Il primo passo da compiere spesso  è quello di imparare a distinguere la fame biologica dalla fame nervosa (eating emozionale).

Ma quali sono le differenze?

Per fame biologica si intende la necessità di assumere cibo dopo alcune ore di digiuno, ciò consente all’organismo di assumere i nutrienti in funzione della necessità biologica. Il “centro della fame” (come anche quello della sazietà) si trova a livello ipotalamico, ed è una zona sempre attiva che esercita l’impulso all’ingestione di alimenti. Il sistema nervoso centrale ha quindi un’importanza fondamentale sui meccanismi implicati nella scelta degli alimenti per mantenere un rapporto equilibrato in nutrienti: la scelta di un alimento piuttosto che un altro risponde ad una specifica richiesta neuroendocrina che sta alla base del comportamento alimentare.

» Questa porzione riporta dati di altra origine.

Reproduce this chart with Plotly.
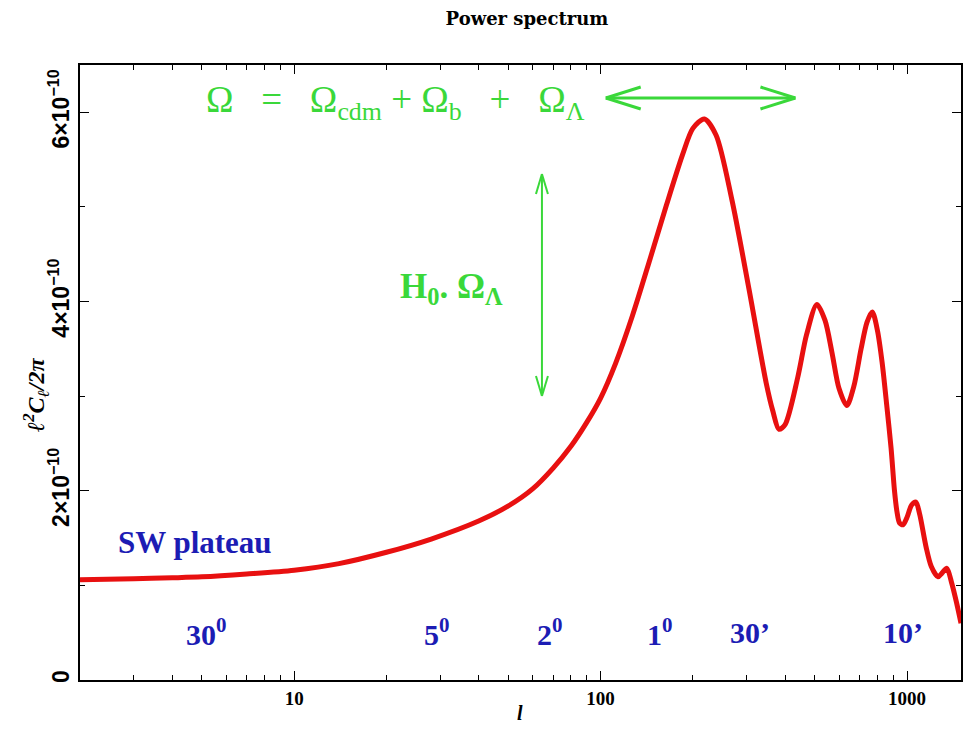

Il controllo dell’assunzione del cibo consiste quindi in una complessa rete di segnali che raccolgono informazioni dalla periferia (tessuto adiposo, intestino, stomaco), vengono elaborati a livello ipotalamico e quindi integrati a livello corticale per tradursi in comportamenti di ricerca di cibo oppure di non assunzione di cibo.
 E’ pur vero che la voglia di cibo non si instaura solamente in condizioni appena descritte , è sempre più frequente assistere infatti  a racconti di pazienti che hanno un impulso irrefrenabile di mangiare anche subito dopo un pasto. Come e perchè avviene?

Il cibo rappresenta spesso un pronto intervento, per nascondere altro, in modo particolare l’incapacità di gestire le emozioni.

E’ importante, allora, porre l’attenzione non solo su quanto il paziente mangia ma piuttosto su quali sono i momenti della giornata in cui avverte maggiormente il bisogno di farlo, portandolo a individuare lo stato emotivo alla base. Qualunque sia il motivo per cui ci si sente stressati e sconfortati, cibi come il cioccolato, dolci o patatine, possono essere una soluzione consolatoria per placare stati d’animo, un antidoto alle carenze affettive, incorrendo tuttavia nel rischio di innescare subito dopo un senso di colpa e quindi l’instaurarsi di un altro circolo vizioso. Diete troppo restrittive, affamanti, incentrate solamente sul computo calorico e che non considerano il lato psicologico risultano quasi sempre inutili. Si dimagrisce, ma poi si recuperano i chili persi. Occorre imparare a mangiare, evitando divieti particolarmente rigidi che possono creare anche un isolamento sociale.

E allora? Come fare a dimagrire senza perdere il piacere della convivialità della tavola?

“Si’ al pranzo o cena con amici, basta saper scegliere le pietanze, o perchè no, concedersi anche quel cioccolatino tanto demonizzato nella dieta dimagrante, una volta ogni tanto. “E’ la regola del tutto o niente che va sfatata”, dico sempre ai miei pazienti.

In medio stat virtus” (la virtù sta nel mezzo) dicevano i latini,io credo di avere ottenuto ottimi risultati, non soltanto quando un mio paziente obeso o in sovrappeso dimagrisce , ma quando riconosco che finalmente ha imparato a gestire le sue abitudini alimentari,i suoi bisogni nutrizionali, il suo  rapporto con il cibo in relazione allo stato d’animo“.

“Amare se’ stessi è l’inizio di una lunga storia che dura una vita”, scrisse Oscar Wilde.
Non dovremmo perderlo mai di  vista. Ogni obiettivo ha i propri tempi. L’importante e’ sempre cominciare, dedicarci a fare cio’ che ci piace, che sia un disegno, dello sport, della buona musica, una chiaccherata con un amico, per ritrovare o mantenere l’entusiasmo nei confronti della Vita.